▶ _WRITTEN PROBLEM_:
Leave out the images; return the rest of the data exactly.
____
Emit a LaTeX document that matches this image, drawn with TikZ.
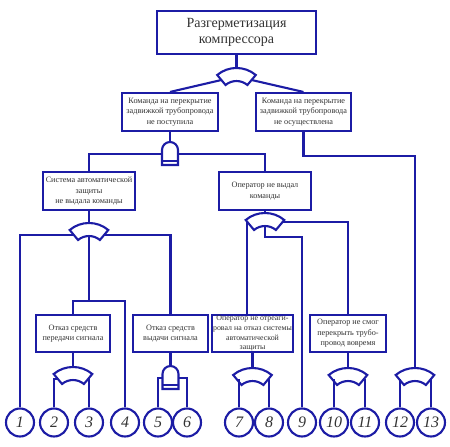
\documentclass[tikz,border=0pt]{standalone}
\usepackage{fontspec}
\setmainfont{Liberation Serif}
\definecolor{treeblue}{RGB}{28,28,165}

\begin{document}
\begin{tikzpicture}[x=1pt, y=1pt,
    wire/.style={
        draw=treeblue,
        line width=2.1pt
    },
    event/.style={
        wire,
        fill=white,
        minimum height=38pt,
        inner sep=1pt,
        align=center,
        text=black!80,
        font=\fontsize{8.2}{10.5}\selectfont
    },
    topevent/.style={
        event,
        font=\fontsize{14}{16}\selectfont
    },
    leaf/.style={
        wire,
        circle,
        fill=white,
        minimum size=28pt,
        inner sep=0pt,
        text=black!80,
        font=\itshape\fontsize{16}{16}\selectfont
    },
    orgate/.pic={
        \draw[wire, fill=white] (-19.3,-7) arc[start angle=130, end angle=50, radius=30]
            -- (10.9,-17) arc[start angle=50, end angle=130, radius=17] -- cycle;
        \coordinate (-in) at (0,0);
        \coordinate (-out) at (0,-13);
        \coordinate (-sl) at (-15.1,-12);
        \coordinate (-sr) at (15.1,-12);
        \coordinate (-l) at (-17.6,-9);
        \coordinate (-r) at (17.6,-9);
    },
    andgate/.pic={
        \draw[wire, fill=white] (-8,-23) -- (-8,-8) arc[start angle=180, end angle=0, radius=8]
            -- (8,-23) -- cycle;
        \draw[wire] (-8,-19) -- (8,-19);
        \coordinate (-in) at (0,0);
        \coordinate (-sl) at (-8,-12);
        \coordinate (-sr) at (8,-12);
    }
]

\useasboundingbox (0,0) rectangle (450,-447);

%%%%%%%%%%%%%%%%%%%%%%%%
% Eventos
%%%%%%%%%%%%%%%%%%%%%%%%

% --- Evento superior ---
\node[topevent, minimum width=159pt, minimum height=43pt] (top) at (236.5,-32.5) {Разгерметизация\\компрессора};

% --- Nivel 2 ---
\node[event, minimum width=96pt] (cmdno) at (170,-112) {Команда на перекрытие\\задвижкой трубопровода\\не поступила};
\node[event, minimum width=95pt] (cmdfail) at (303.5,-112) {Команда на перекрытие\\задвижкой трубопровода\\не осуществлена};

% --- Nivel 3 ---
\node[event, minimum width=92pt] (autosys) at (89,-191) {Система автоматической\\защиты\\не выдала команды};
\node[event, minimum width=92pt] (opnocmd) at (265,-191) {Оператор не выдал\\команды};

% --- Nivel 4 ---
\node[event, minimum width=74pt, minimum height=37pt] (trans) at (73,-333.5) {Отказ средств\\передачи сигнала};
\node[event, minimum width=75pt, minimum height=37pt] (issue) at (170.5,-333.5) {Отказ средств\\выдачи сигнала};
\node[event, minimum width=81pt, minimum height=37pt, inner sep=0pt,
      font=\fontsize{7.9}{9.6}\selectfont] (opreact) at (252.5,-333.5) {Оператор не отреаги-\\ровал на отказ системы\\автоматической\\защиты};
\node[event, minimum width=76pt, minimum height=37pt] (opclose) at (348,-333.5) {Оператор не смог\\перекрыть трубо-\\провод вовремя};

%%%%%%%%%%%%%%%%%%%%%%%%
% Eventos básicos
%%%%%%%%%%%%%%%%%%%%%%%%

\node[leaf] (c1) at (20,-422.5) {1};
\node[leaf] (c2) at (54,-422.5) {2};
\node[leaf] (c3) at (89,-422.5) {3};
\node[leaf] (c4) at (125,-422.5) {4};
\node[leaf] (c5) at (158,-422.5) {5};
\node[leaf] (c6) at (187,-422.5) {6};
\node[leaf] (c7) at (239,-422.5) {7};
\node[leaf] (c8) at (269,-422.5) {8};
\node[leaf] (c9) at (302,-422.5) {9};
\node[leaf] (c10) at (334,-422.5) {10};
\node[leaf] (c11) at (365,-422.5) {11};
\node[leaf] (c12) at (400,-422.5) {12};
\node[leaf] (c13) at (431,-422.5) {13};

%%%%%%%%%%%%%%%%%%%%%%%%
% Puertas
%%%%%%%%%%%%%%%%%%%%%%%%

\pic (g1) at (236.5,-68) {orgate};
\pic (g2) at (170,-142) {andgate};
\pic (g3) at (89,-223) {orgate};
\pic (g4) at (265,-213) {orgate};
\pic (g5) at (73,-367) {orgate};
\pic (g6) at (170.5,-366) {andgate};
\pic (g7) at (252.5,-368) {orgate};
\pic (g8) at (348,-368) {orgate};
\pic (g9) at (415,-368) {orgate};

\coordinate (j3) at (89,-301);

%%%%%%%%%%%%%%%%%%%%%%%%
% Conexiones
%%%%%%%%%%%%%%%%%%%%%%%%

% --- Arriba ---
\draw[wire] (top.south) -- (g1-in);
\draw[wire] (g1-sl) -- (cmdno.north);
\draw[wire] (g1-sr) -- (cmdfail.north);

% --- Rama izquierda ---
\draw[wire] (cmdno.south) -- (g2-in);
\draw[wire] (g2-sl) -| (autosys.north);
\draw[wire] (g2-sr) -| (opnocmd.north);

\draw[wire] (autosys.south) -- (g3-in);
\draw[wire] (g3-sl) -| (c1.north);
\draw[wire] (g3-sr) -| (issue.north);
\draw[wire] (g3-out) -- (j3);
\draw[wire] (trans.north) |- (j3) -| (c4.north);

\draw[wire] (opnocmd.south) -- (g4-in);
\draw[wire] (g4-l) -- (g4-l |- opreact.north);
\draw[wire] (g4-out) -- ++(0,-11) -| (c9.north);
\draw[wire] (g4-r) -| (opclose.north);

% --- Rama derecha ---
\draw[wire] (cmdfail.south) -- ++(0,-24) -| (g9-in);

% --- Abajo ---
\draw[wire] (trans.south) -- (g5-in);
\draw[wire] (c2.north) |- (g5-sl);
\draw[wire] (c3.north) |- (g5-sr);

\draw[wire] (issue.south) -- (g6-in);
\draw[wire] (g6-sl) -| (c5.north);
\draw[wire] (g6-sr) -| (c6.north);

\draw[wire] (opreact.south) -- (g7-in);
\draw[wire] (c7.north) |- (g7-sl);
\draw[wire] (c8.north) |- (g7-sr);

\draw[wire] (opclose.south) -- (g8-in);
\draw[wire] (c10.north) |- (g8-sl);
\draw[wire] (c11.north) |- (g8-sr);

\draw[wire] (c12.north) |- (g9-sl);
\draw[wire] (c13.north) |- (g9-sr);

\end{tikzpicture}
\end{document}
____
▶ _WORKED SOLUTION_:
Emit a LaTeX document that matches this image, drawn with TikZ.
\documentclass[tikz,border=0pt]{standalone}
\usepackage{fontspec}
\setmainfont{Liberation Serif}
\definecolor{treeblue}{RGB}{28,28,165}

\begin{document}
\begin{tikzpicture}[x=1pt, y=1pt,
    wire/.style={
        draw=treeblue,
        line width=2.1pt
    },
    event/.style={
        wire,
        fill=white,
        minimum height=38pt,
        inner sep=1pt,
        align=center,
        text=black!80,
        font=\fontsize{8.2}{10.5}\selectfont
    },
    topevent/.style={
        event,
        font=\fontsize{14}{16}\selectfont
    },
    leaf/.style={
        wire,
        circle,
        fill=white,
        minimum size=28pt,
        inner sep=0pt,
        text=black!80,
        font=\itshape\fontsize{16}{16}\selectfont
    },
    orgate/.pic={
        \draw[wire, fill=white] (-19.3,-7) arc[start angle=130, end angle=50, radius=30]
            -- (10.9,-17) arc[start angle=50, end angle=130, radius=17] -- cycle;
        \coordinate (-in) at (0,0);
        \coordinate (-out) at (0,-13);
        \coordinate (-sl) at (-15.1,-12);
        \coordinate (-sr) at (15.1,-12);
        \coordinate (-l) at (-17.6,-9);
        \coordinate (-r) at (17.6,-9);
    },
    andgate/.pic={
        \draw[wire, fill=white] (-8,-23) -- (-8,-8) arc[start angle=180, end angle=0, radius=8]
            -- (8,-23) -- cycle;
        \draw[wire] (-8,-19) -- (8,-19);
        \coordinate (-in) at (0,0);
        \coordinate (-sl) at (-8,-12);
        \coordinate (-sr) at (8,-12);
    }
]

\useasboundingbox (0,0) rectangle (450,-447);

%%%%%%%%%%%%%%%%%%%%%%%%
% Eventos
%%%%%%%%%%%%%%%%%%%%%%%%

% --- Evento superior ---
\node[topevent, minimum width=159pt, minimum height=43pt] (top) at (236.5,-32.5) {Разгерметизация\\компрессора};

% --- Nivel 2 ---
\node[event, minimum width=96pt] (cmdno) at (170,-112) {Команда на перекрытие\\задвижкой трубопровода\\не поступила};
\node[event, minimum width=95pt] (cmdfail) at (303.5,-112) {Команда на перекрытие\\задвижкой трубопровода\\не осуществлена};

% --- Nivel 3 ---
\node[event, minimum width=92pt] (autosys) at (89,-191) {Система автоматической\\защиты\\не выдала команды};
\node[event, minimum width=92pt] (opnocmd) at (265,-191) {Оператор не выдал\\команды};

% --- Nivel 4 ---
\node[event, minimum width=74pt, minimum height=37pt] (trans) at (73,-333.5) {Отказ средств\\передачи сигнала};
\node[event, minimum width=75pt, minimum height=37pt] (issue) at (170.5,-333.5) {Отказ средств\\выдачи сигнала};
\node[event, minimum width=81pt, minimum height=37pt, inner sep=0pt,
      font=\fontsize{7.9}{9.6}\selectfont] (opreact) at (252.5,-333.5) {Оператор не отреаги-\\ровал на отказ системы\\автоматической\\защиты};
\node[event, minimum width=76pt, minimum height=37pt] (opclose) at (348,-333.5) {Оператор не смог\\перекрыть трубо-\\провод вовремя};

%%%%%%%%%%%%%%%%%%%%%%%%
% Eventos básicos
%%%%%%%%%%%%%%%%%%%%%%%%

\node[leaf] (c1) at (20,-422.5) {1};
\node[leaf] (c2) at (54,-422.5) {2};
\node[leaf] (c3) at (89,-422.5) {3};
\node[leaf] (c4) at (125,-422.5) {4};
\node[leaf] (c5) at (158,-422.5) {5};
\node[leaf] (c6) at (187,-422.5) {6};
\node[leaf] (c7) at (239,-422.5) {7};
\node[leaf] (c8) at (269,-422.5) {8};
\node[leaf] (c9) at (302,-422.5) {9};
\node[leaf] (c10) at (334,-422.5) {10};
\node[leaf] (c11) at (365,-422.5) {11};
\node[leaf] (c12) at (400,-422.5) {12};
\node[leaf] (c13) at (431,-422.5) {13};

%%%%%%%%%%%%%%%%%%%%%%%%
% Puertas
%%%%%%%%%%%%%%%%%%%%%%%%

\pic (g1) at (236.5,-68) {orgate};
\pic (g2) at (170,-142) {andgate};
\pic (g3) at (89,-223) {orgate};
\pic (g4) at (265,-213) {orgate};
\pic (g5) at (73,-367) {orgate};
\pic (g6) at (170.5,-366) {andgate};
\pic (g7) at (252.5,-368) {orgate};
\pic (g8) at (348,-368) {orgate};
\pic (g9) at (415,-368) {orgate};

\coordinate (j3) at (89,-301);

%%%%%%%%%%%%%%%%%%%%%%%%
% Conexiones
%%%%%%%%%%%%%%%%%%%%%%%%

% --- Arriba ---
\draw[wire] (top.south) -- (g1-in);
\draw[wire] (g1-sl) -- (cmdno.north);
\draw[wire] (g1-sr) -- (cmdfail.north);

% --- Rama izquierda ---
\draw[wire] (cmdno.south) -- (g2-in);
\draw[wire] (g2-sl) -| (autosys.north);
\draw[wire] (g2-sr) -| (opnocmd.north);

\draw[wire] (autosys.south) -- (g3-in);
\draw[wire] (g3-sl) -| (c1.north);
\draw[wire] (g3-sr) -| (issue.north);
\draw[wire] (g3-out) -- (j3);
\draw[wire] (trans.north) |- (j3) -| (c4.north);

\draw[wire] (opnocmd.south) -- (g4-in);
\draw[wire] (g4-l) -- (g4-l |- opreact.north);
\draw[wire] (g4-out) -- ++(0,-11) -| (c9.north);
\draw[wire] (g4-r) -| (opclose.north);

% --- Rama derecha ---
\draw[wire] (cmdfail.south) -- ++(0,-24) -| (g9-in);

% --- Abajo ---
\draw[wire] (trans.south) -- (g5-in);
\draw[wire] (c2.north) |- (g5-sl);
\draw[wire] (c3.north) |- (g5-sr);

\draw[wire] (issue.south) -- (g6-in);
\draw[wire] (g6-sl) -| (c5.north);
\draw[wire] (g6-sr) -| (c6.north);

\draw[wire] (opreact.south) -- (g7-in);
\draw[wire] (c7.north) |- (g7-sl);
\draw[wire] (c8.north) |- (g7-sr);

\draw[wire] (opclose.south) -- (g8-in);
\draw[wire] (c10.north) |- (g8-sl);
\draw[wire] (c11.north) |- (g8-sr);

\draw[wire] (c12.north) |- (g9-sl);
\draw[wire] (c13.north) |- (g9-sr);

\end{tikzpicture}
\end{document}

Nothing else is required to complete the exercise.